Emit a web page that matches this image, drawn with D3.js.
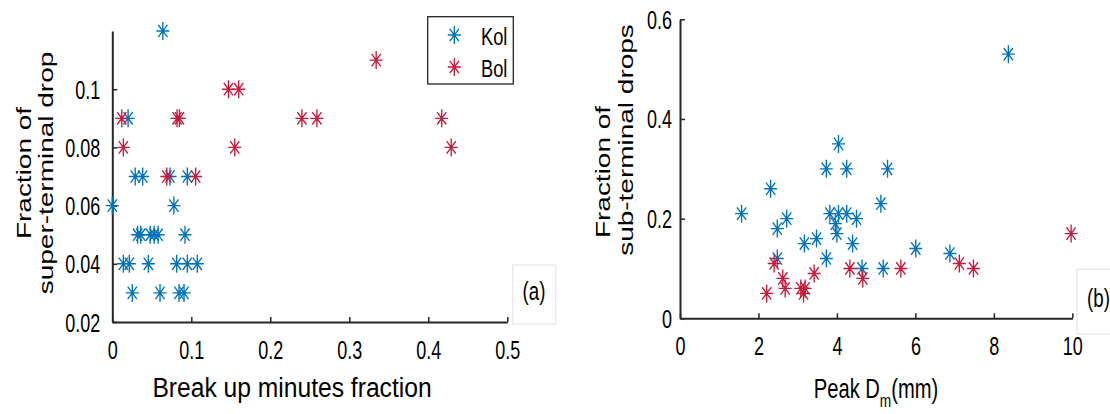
<!DOCTYPE html>
<html><head><meta charset="utf-8">
<script src="https://cdn.jsdelivr.net/npm/d3@7"></script>
<style>
body{margin:0;background:#fff}
svg{display:block}
text{font-family:"Liberation Sans",Arial,sans-serif;fill:#000}
</style>
</head><body>
<svg id="c" width="1110" height="414"></svg>
<script>
// ---------- data (panel a) ----------
const kolBreak = [0.064,0.020,0.029,0.0385,0.073,0.095,0.000,0.078,0.032,0.036,0.048,0.053,0.058,0.092,0.014,0.0215,0.0456,0.0815,0.095,0.1076,0.0253,0.0604,0.0844,0.0908];
const kolSuper = [0.12,0.09,0.07,0.07,0.07,0.07,0.06,0.06,0.05,0.05,0.05,0.05,0.05,0.05,0.04,0.04,0.04,0.04,0.04,0.04,0.03,0.03,0.03,0.03];
const bolBreak = [0.012,0.082,0.085,0.147,0.160,0.014,0.155,0.069,0.1055,0.334,0.240,0.259,0.417,0.429];
const bolSuper = [0.09,0.09,0.09,0.10,0.10,0.08,0.08,0.07,0.07,0.11,0.09,0.09,0.09,0.08];
// ---------- data (panel b) ----------
const kolPeak = [1.57,2.31,2.72,2.48,2.48,3.17,3.48,3.73,3.73,4.25,3.82,4.04,4.25,3.96,4.00,4.50,4.40,4.64,5.18,5.12,5.29,4.04,8.37,6.01,6.88];
const kolSub  = [0.21,0.26,0.20,0.18,0.12,0.15,0.16,0.12,0.30,0.30,0.21,0.21,0.21,0.19,0.17,0.20,0.15,0.10,0.10,0.23,0.30,0.35,0.53,0.14,0.13];
const bolPeak = [2.40,2.62,2.21,2.68,3.08,3.15,3.19,3.42,4.33,4.66,5.63,7.12,7.48,9.97];
const bolSub  = [0.11,0.08,0.05,0.06,0.06,0.05,0.06,0.09,0.10,0.08,0.10,0.11,0.10,0.17];
// ---------- ticks & labels ----------
const aXTicks = [0,0.1,0.2,0.3,0.4,0.5];
const aXLabels = ["0","0.1","0.2","0.3","0.4","0.5"];
const aYTicks = [0.02,0.04,0.06,0.08,0.1];
const aYLabels = ["0.02","0.04","0.06","0.08","0.1"];
const bXTicks = [0,2,4,6,8,10];
const bXLabels = ["0","2","4","6","8","10"];
const bYTicks = [0,0.2,0.4,0.6];
const bYLabels = ["0","0.2","0.4","0.6"];
const seriesNames = ["Kol","Bol"];
const colors = ["#0072BD","#C81A3C"];

const CX = 0.72;           // horizontal squeeze of the original picture
const svg = d3.select("#c");
const AX = "#262626";
const star = "M0,-9V9M-6.5,0H6.5M-4.6,-6.2L4.6,6.2M-4.6,6.2L4.6,-6.2";

function label(x, y, s, size, anchor, rot, cx){
  const t = svg.append("text")
    .attr("transform", `translate(${x},${y}) scale(${cx||CX},1)` + (rot ? " rotate(-90)" : ""))
    .attr("font-size", size).attr("text-anchor", anchor || "middle");
  t.text(s);
  return t;
}

function panel(o){
  const x = d3.scaleLinear().domain(o.xd).range(o.xr);
  const y = d3.scaleLinear().domain(o.yd).range(o.yr);
  const gx = svg.append("g").attr("transform", `translate(0,${o.yr[0]})`)
    .call(d3.axisBottom(x).tickValues(o.xt).tickFormat((d,i)=>o.xl[i]).tickSizeInner(-5).tickSizeOuter(0).tickPadding(0));
  const gy = svg.append("g").attr("transform", `translate(${o.xr[0]},0)`)
    .call(d3.axisLeft(y).tickValues(o.yt).tickFormat((d,i)=>o.yl[i]).tickSizeInner(-5).tickSizeOuter(0));
  [gx,gy].forEach(g=>{
    g.select(".domain").attr("stroke",AX).attr("stroke-width",2);
    g.selectAll(".tick line").attr("stroke",AX).attr("stroke-width",1.5);
    g.selectAll("text").attr("font-family",null).attr("font-size",25).attr("fill","#111");
  });
  gx.selectAll("text").attr("dy",null).attr("y",37).attr("transform",`scale(${CX},1)`);
  gy.selectAll("text").attr("dy","0.36em").attr("x",-o.ygap/CX).attr("transform",`scale(${CX},1)`);
  const sets = [[o.kx,o.ky],[o.bx,o.by]];
  sets.forEach((s,k)=>{
    svg.append("g").selectAll("path").data(s[0].map((v,i)=>[v,s[1][i]])).join("path")
      .attr("d",star).attr("transform",d=>`translate(${x(d[0])},${y(d[1])})`)
      .attr("fill","none").attr("stroke",colors[k]).attr("stroke-width",1.35);
  });
  return {x,y};
}

panel({xd:[0,0.5],xr:[112.3,507.3],yd:[0.02,0.12],yr:[322,31],
  xt:aXTicks,xl:aXLabels,yt:aYTicks,yl:aYLabels,ygap:12,
  kx:kolBreak,ky:kolSuper,bx:bolBreak,by:bolSuper});
panel({xd:[0,10],xr:[680,1072.3],yd:[0,0.6],yr:[318.3,19.3],
  xt:bXTicks,xl:bXLabels,yt:bYTicks,yl:bYLabels,ygap:8,
  kx:kolPeak,ky:kolSub,bx:bolPeak,by:bolSub});

// axis titles
label(292, 397, "Break up minutes fraction", 28, "middle", false, 0.88);
const pt = label(876, 398, "", 28, "middle");
pt.append("tspan").text("Peak D");
pt.append("tspan").attr("font-size",19).attr("dy",9).text("m");
pt.append("tspan").attr("dy",-9).text("(mm)");

label(31, 173, "Fraction of", 28, "middle", true);
label(53, 173, "super-terminal drop", 28, "middle", true);
label(610, 172, "Fraction of", 28, "middle", true);
label(633, 140, "sub-terminal drops", 28, "middle", true);

// legend
svg.append("rect").attr("x",427.7).attr("y",16.7).attr("width",85.6).attr("height",67.3)
  .attr("fill","#fff").attr("stroke",AX).attr("stroke-width",1.3);
seriesNames.forEach((n,i)=>{
  const yy = 35 + i*32;
  svg.append("path").attr("d",star).attr("transform",`translate(454.3,${yy})`)
    .attr("fill","none").attr("stroke",colors[i]).attr("stroke-width",1.35);
  label(481, yy+10, n, 24, "start", false, 0.76);
});

// panel tags
svg.append("rect").attr("x",512.7).attr("y",265).attr("width",43).attr("height",59)
  .attr("fill","#fff").attr("stroke","#e6e6e6").attr("stroke-width",1.2);
label(534, 300, "(a)", 26, "middle");
svg.append("rect").attr("x",1077).attr("y",269.3).attr("width",45).attr("height",64.7)
  .attr("fill","#fff").attr("stroke","#e6e6e6").attr("stroke-width",1.2);
label(1087, 306.5, "(b)", 26, "start");
</script>
</body></html>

What you should do →
Print each line of the material above exactly, with the pictures removed from your copy.

Exercise response →
Emit a web page that matches this image, drawn with D3.js.
<!DOCTYPE html>
<html><head><meta charset="utf-8">
<script src="https://cdn.jsdelivr.net/npm/d3@7"></script>
<style>
body{margin:0;background:#fff}
svg{display:block}
text{font-family:"Liberation Sans",Arial,sans-serif;fill:#000}
</style>
</head><body>
<svg id="c" width="1110" height="414"></svg>
<script>
// ---------- data (panel a) ----------
const kolBreak = [0.064,0.020,0.029,0.0385,0.073,0.095,0.000,0.078,0.032,0.036,0.048,0.053,0.058,0.092,0.014,0.0215,0.0456,0.0815,0.095,0.1076,0.0253,0.0604,0.0844,0.0908];
const kolSuper = [0.12,0.09,0.07,0.07,0.07,0.07,0.06,0.06,0.05,0.05,0.05,0.05,0.05,0.05,0.04,0.04,0.04,0.04,0.04,0.04,0.03,0.03,0.03,0.03];
const bolBreak = [0.012,0.082,0.085,0.147,0.160,0.014,0.155,0.069,0.1055,0.334,0.240,0.259,0.417,0.429];
const bolSuper = [0.09,0.09,0.09,0.10,0.10,0.08,0.08,0.07,0.07,0.11,0.09,0.09,0.09,0.08];
// ---------- data (panel b) ----------
const kolPeak = [1.57,2.31,2.72,2.48,2.48,3.17,3.48,3.73,3.73,4.25,3.82,4.04,4.25,3.96,4.00,4.50,4.40,4.64,5.18,5.12,5.29,4.04,8.37,6.01,6.88];
const kolSub  = [0.21,0.26,0.20,0.18,0.12,0.15,0.16,0.12,0.30,0.30,0.21,0.21,0.21,0.19,0.17,0.20,0.15,0.10,0.10,0.23,0.30,0.35,0.53,0.14,0.13];
const bolPeak = [2.40,2.62,2.21,2.68,3.08,3.15,3.19,3.42,4.33,4.66,5.63,7.12,7.48,9.97];
const bolSub  = [0.11,0.08,0.05,0.06,0.06,0.05,0.06,0.09,0.10,0.08,0.10,0.11,0.10,0.17];
// ---------- ticks & labels ----------
const aXTicks = [0,0.1,0.2,0.3,0.4,0.5];
const aXLabels = ["0","0.1","0.2","0.3","0.4","0.5"];
const aYTicks = [0.02,0.04,0.06,0.08,0.1];
const aYLabels = ["0.02","0.04","0.06","0.08","0.1"];
const bXTicks = [0,2,4,6,8,10];
const bXLabels = ["0","2","4","6","8","10"];
const bYTicks = [0,0.2,0.4,0.6];
const bYLabels = ["0","0.2","0.4","0.6"];
const seriesNames = ["Kol","Bol"];
const colors = ["#0072BD","#C81A3C"];

const CX = 0.72;           // horizontal squeeze of the original picture
const svg = d3.select("#c");
const AX = "#262626";
const star = "M0,-9V9M-6.5,0H6.5M-4.6,-6.2L4.6,6.2M-4.6,6.2L4.6,-6.2";

function label(x, y, s, size, anchor, rot, cx){
  const t = svg.append("text")
    .attr("transform", `translate(${x},${y}) scale(${cx||CX},1)` + (rot ? " rotate(-90)" : ""))
    .attr("font-size", size).attr("text-anchor", anchor || "middle");
  t.text(s);
  return t;
}

function panel(o){
  const x = d3.scaleLinear().domain(o.xd).range(o.xr);
  const y = d3.scaleLinear().domain(o.yd).range(o.yr);
  const gx = svg.append("g").attr("transform", `translate(0,${o.yr[0]})`)
    .call(d3.axisBottom(x).tickValues(o.xt).tickFormat((d,i)=>o.xl[i]).tickSizeInner(-5).tickSizeOuter(0).tickPadding(0));
  const gy = svg.append("g").attr("transform", `translate(${o.xr[0]},0)`)
    .call(d3.axisLeft(y).tickValues(o.yt).tickFormat((d,i)=>o.yl[i]).tickSizeInner(-5).tickSizeOuter(0));
  [gx,gy].forEach(g=>{
    g.select(".domain").attr("stroke",AX).attr("stroke-width",2);
    g.selectAll(".tick line").attr("stroke",AX).attr("stroke-width",1.5);
    g.selectAll("text").attr("font-family",null).attr("font-size",25).attr("fill","#111");
  });
  gx.selectAll("text").attr("dy",null).attr("y",37).attr("transform",`scale(${CX},1)`);
  gy.selectAll("text").attr("dy","0.36em").attr("x",-o.ygap/CX).attr("transform",`scale(${CX},1)`);
  const sets = [[o.kx,o.ky],[o.bx,o.by]];
  sets.forEach((s,k)=>{
    svg.append("g").selectAll("path").data(s[0].map((v,i)=>[v,s[1][i]])).join("path")
      .attr("d",star).attr("transform",d=>`translate(${x(d[0])},${y(d[1])})`)
      .attr("fill","none").attr("stroke",colors[k]).attr("stroke-width",1.35);
  });
  return {x,y};
}

panel({xd:[0,0.5],xr:[112.3,507.3],yd:[0.02,0.12],yr:[322,31],
  xt:aXTicks,xl:aXLabels,yt:aYTicks,yl:aYLabels,ygap:12,
  kx:kolBreak,ky:kolSuper,bx:bolBreak,by:bolSuper});
panel({xd:[0,10],xr:[680,1072.3],yd:[0,0.6],yr:[318.3,19.3],
  xt:bXTicks,xl:bXLabels,yt:bYTicks,yl:bYLabels,ygap:8,
  kx:kolPeak,ky:kolSub,bx:bolPeak,by:bolSub});

// axis titles
label(292, 397, "Break up minutes fraction", 28, "middle", false, 0.88);
const pt = label(876, 398, "", 28, "middle");
pt.append("tspan").text("Peak D");
pt.append("tspan").attr("font-size",19).attr("dy",9).text("m");
pt.append("tspan").attr("dy",-9).text("(mm)");

label(31, 173, "Fraction of", 28, "middle", true);
label(53, 173, "super-terminal drop", 28, "middle", true);
label(610, 172, "Fraction of", 28, "middle", true);
label(633, 140, "sub-terminal drops", 28, "middle", true);

// legend
svg.append("rect").attr("x",427.7).attr("y",16.7).attr("width",85.6).attr("height",67.3)
  .attr("fill","#fff").attr("stroke",AX).attr("stroke-width",1.3);
seriesNames.forEach((n,i)=>{
  const yy = 35 + i*32;
  svg.append("path").attr("d",star).attr("transform",`translate(454.3,${yy})`)
    .attr("fill","none").attr("stroke",colors[i]).attr("stroke-width",1.35);
  label(481, yy+10, n, 24, "start", false, 0.76);
});

// panel tags
svg.append("rect").attr("x",512.7).attr("y",265).attr("width",43).attr("height",59)
  .attr("fill","#fff").attr("stroke","#e6e6e6").attr("stroke-width",1.2);
label(534, 300, "(a)", 26, "middle");
svg.append("rect").attr("x",1077).attr("y",269.3).attr("width",45).attr("height",64.7)
  .attr("fill","#fff").attr("stroke","#e6e6e6").attr("stroke-width",1.2);
label(1087, 306.5, "(b)", 26, "start");
</script>
</body></html>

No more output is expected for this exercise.